“Men, at today’s practice I want you to get bettah.” — Coach Frank Broyles
Coach Broyles never lost his Georgia accent. So when he would encourage our team to take every day, every game, and every practice as an opportunity to get “Bettah” one couldn’t help but smile. I still do at the thought and still hear his voice in my subconscious ear. Fifty years later his words still ring true.
No, I am not starting to work out getting ready for two-a-days, and the reality that I am no longer to do some things physically that I could ten years ago has set in. But Broyles words weren’t limited to physical skills. The human body, especially one that played football, does have its limits. Age mandates that we slow down, but one’s mind can continue to get “bettah” every single day.
So can we get “bettah” in our compassion, our tolerance, our humility, and our willingness to forgive. Every now and then we all need to “button up our chinstraps” and get back in the game of life. Sitting on the bench only gives you blisters and splinters.

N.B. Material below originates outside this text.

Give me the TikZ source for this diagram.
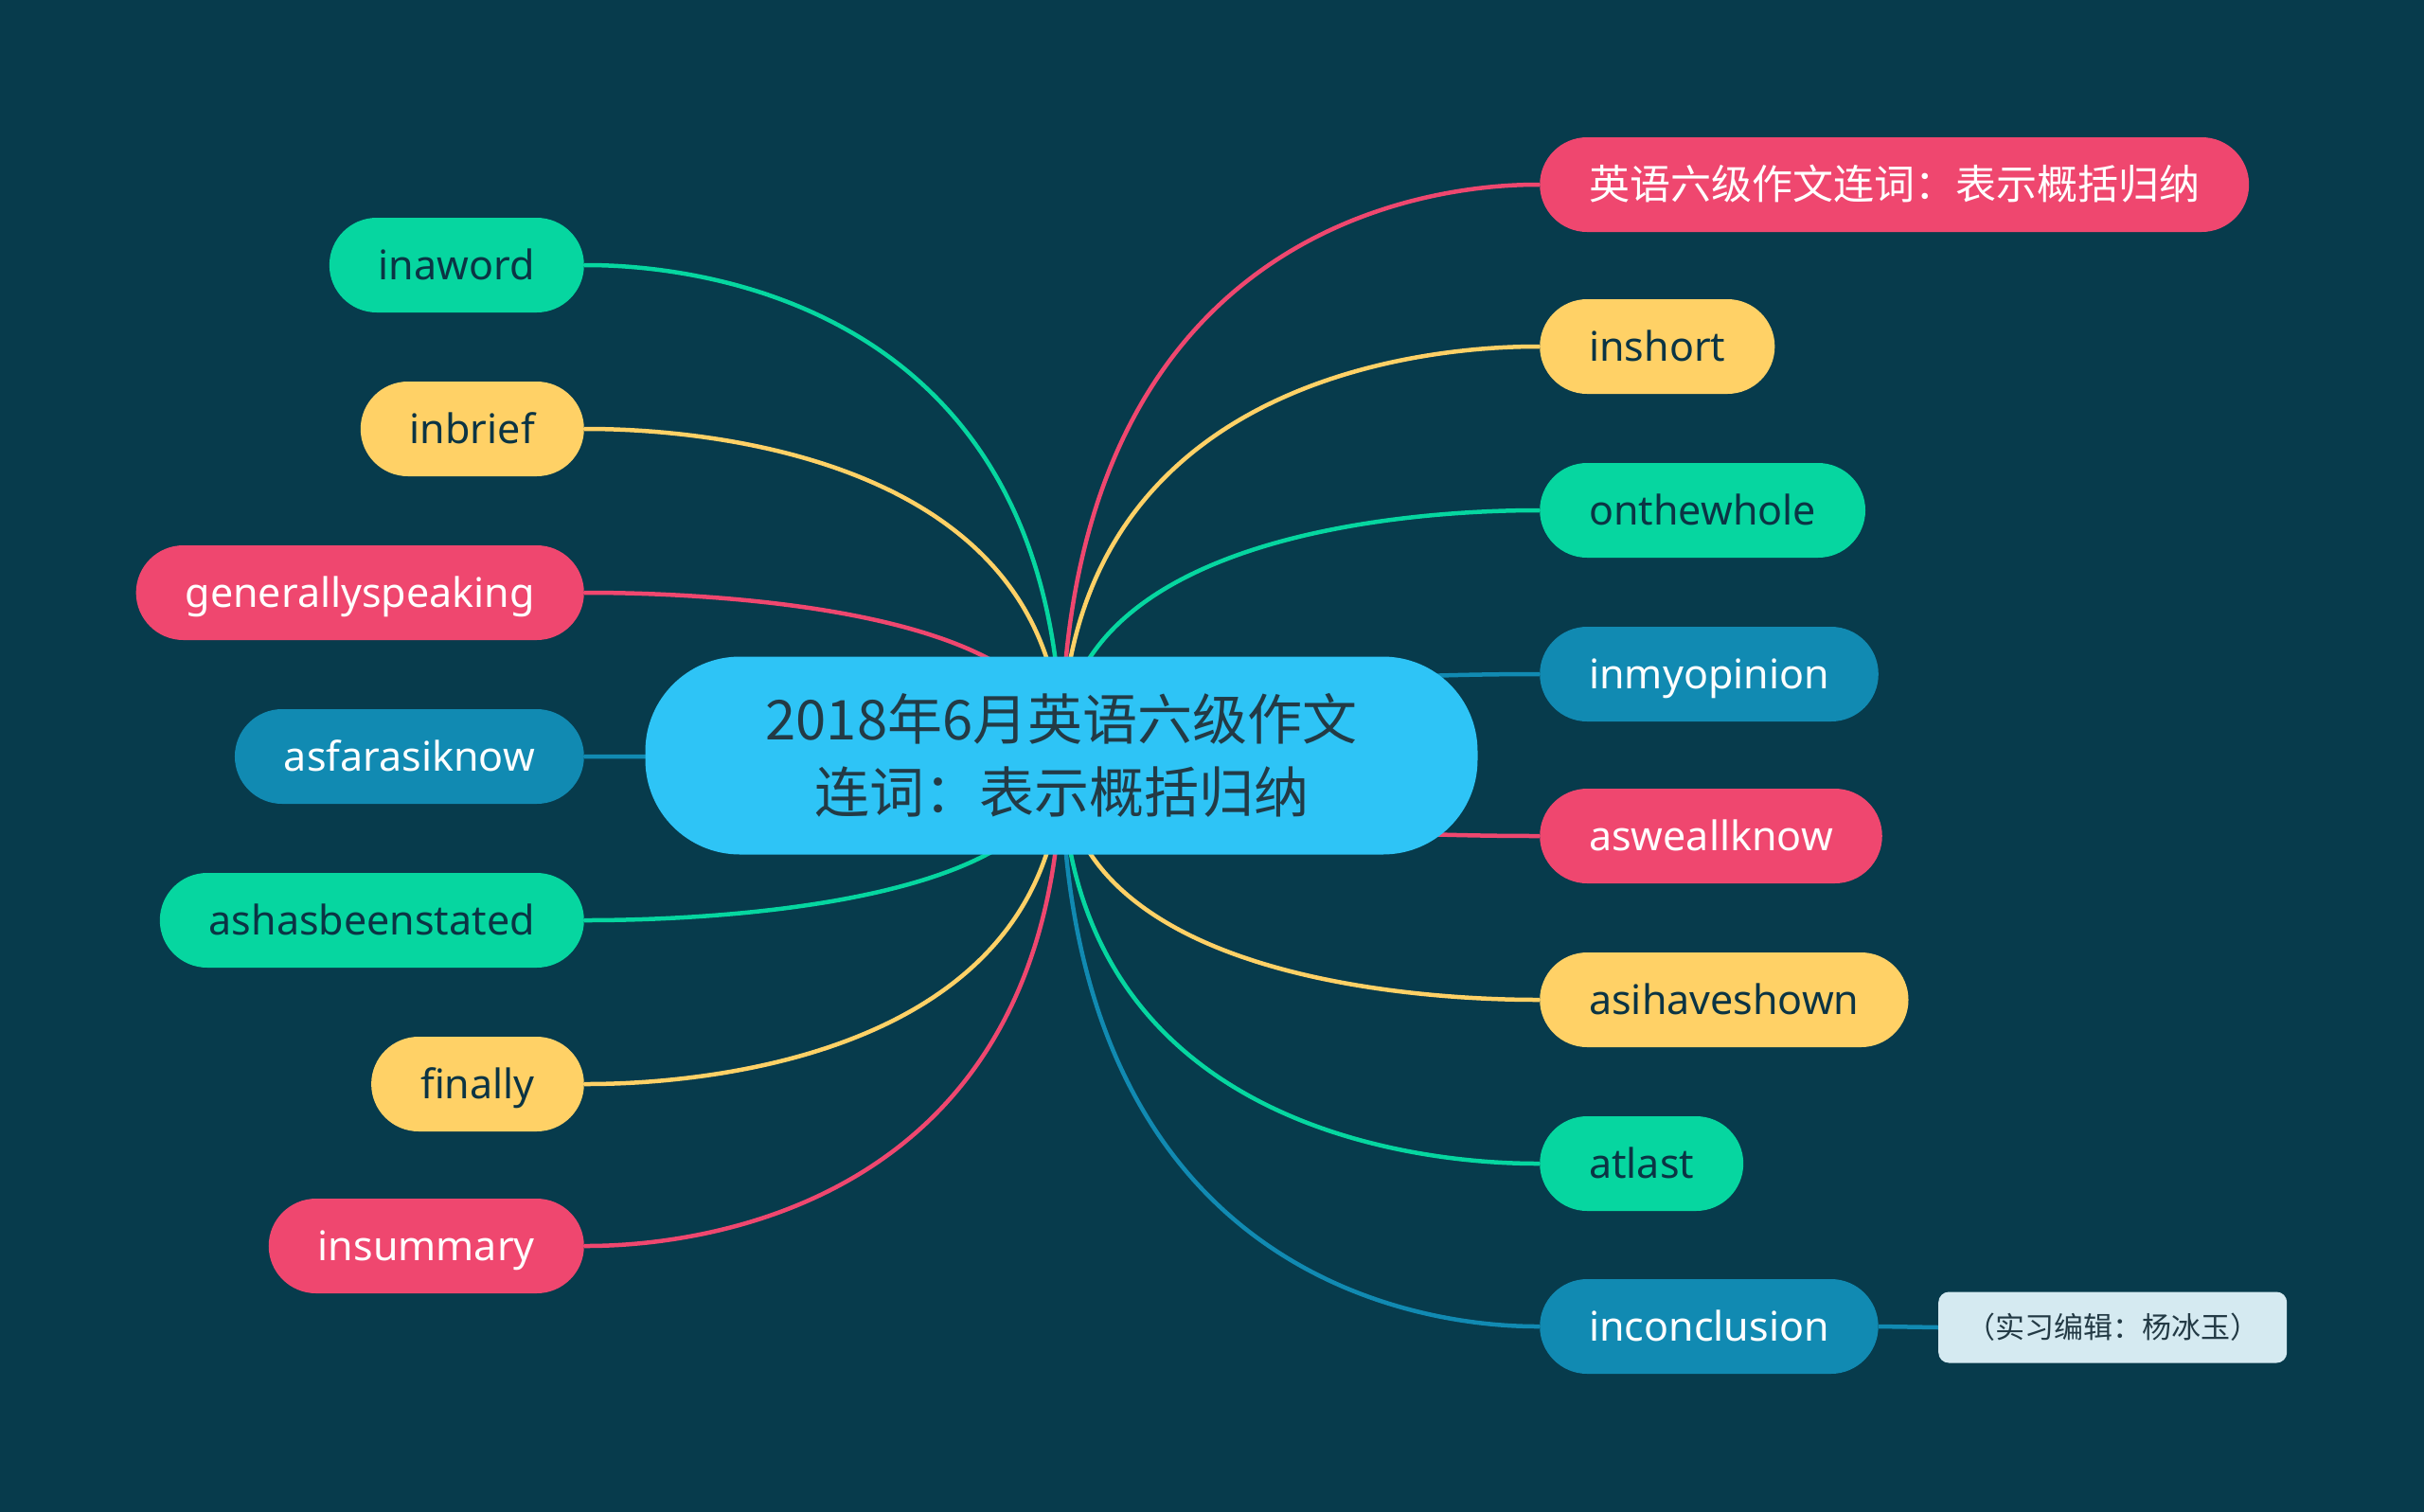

Editor’s Note: Eight years ago I began writing meditations on an almost daily basis — most weeks five days a week. Lately, I have not been pleased with their quality and worry I am becoming repetitive. I have also started to examine my daily schedule. I need more time to read, meditate, pray, and get outside. So I have decided to do some tweaking with my schedule and some experimenting. I have always believed that to continue to improve one needs to change things up periodically.
So for the next two weeks the Hubbell Pew will be on a brief sabbatical. The time I normally spend writing the Pew will be spent reading some inspirational books that have been gathering dust on the bookshelf, walking in a nearby park, and taking notes. When I return we are going to experiment with posting a meditation on Monday, Wednesday, and Fridays. So after tomorrow’s meditation look for the next meditation on June 25, 2018.
For those who are interested, I am also doing some tweaking and experimenting with the other parts of my daily schedule, as well. It is very easy to spend to much time in front of a computer screen, especially when one is writing books and meeting contractual obligations to market on social media. My two week sabbatical will extend to the rest of my day as well.
I sincerely hope when the Pew returns in two weeks you will notice a difference and say, “Webb, you are getting bettah. WH.